Why does it happen? How is it possible to fix it?

Answer 1

In [temp.arg.explicit]/3, we have this amazing sentence:

A trailing template parameter pack not otherwise deduced will be deduced to an empty sequence of template arguments.

What does this mean? What is a trailing template parameter pack? What does not otherwise deduced mean? These are all good questions that don't really have answers. But this has very interesting consequences. Consider:

template <typename... Ts> void f(std::tuple<Ts...>);
f({}); // ok??

This is... well-formed. We can't deduce Ts... so we deduce it as empty. That leaves us with std::tuple<>, which is a perfectly valid type - and a perfectly valid type that can even be instantiated with {}. So this compiles!

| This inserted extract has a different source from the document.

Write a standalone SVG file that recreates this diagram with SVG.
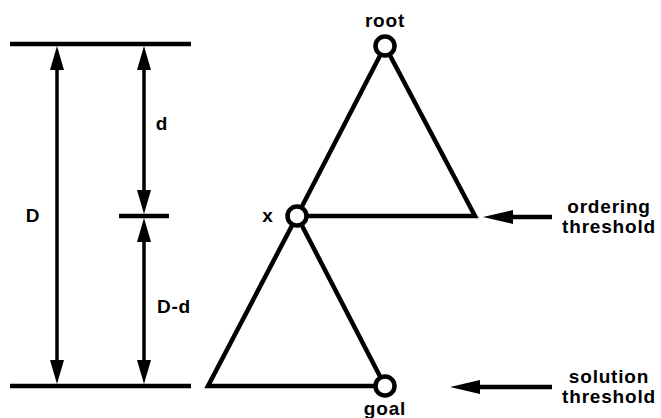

So what happens when the thing we deduce from the empty parameter pack we conjured up isn't a valid type? Here's an example:

template <class... Ts>
struct Y
{
    static_assert(sizeof...(Ts)>0, "!");
};


template <class... Ts>
std::ostream& operator<<(std::ostream& os, Y<Ts...> const& )
{
    return os << std::endl;
}

The operator<< is a potential candidate, but deduction fails... or so it would seem. Until we conjure up Ts... as empty. But Y<> is an invalid type! We don't even try to find out that we can't construct a Y<> from std::endl - we have already failed.

This is fundamentally the same situation you have with variant, because variant<> is not a valid type.

The easy fix is to simply change your function template from taking a variant<Ts...> to a variant<T, Ts...>. This can no longer deduce to variant<>, which isn't even a possible thing, so we don't have a problem.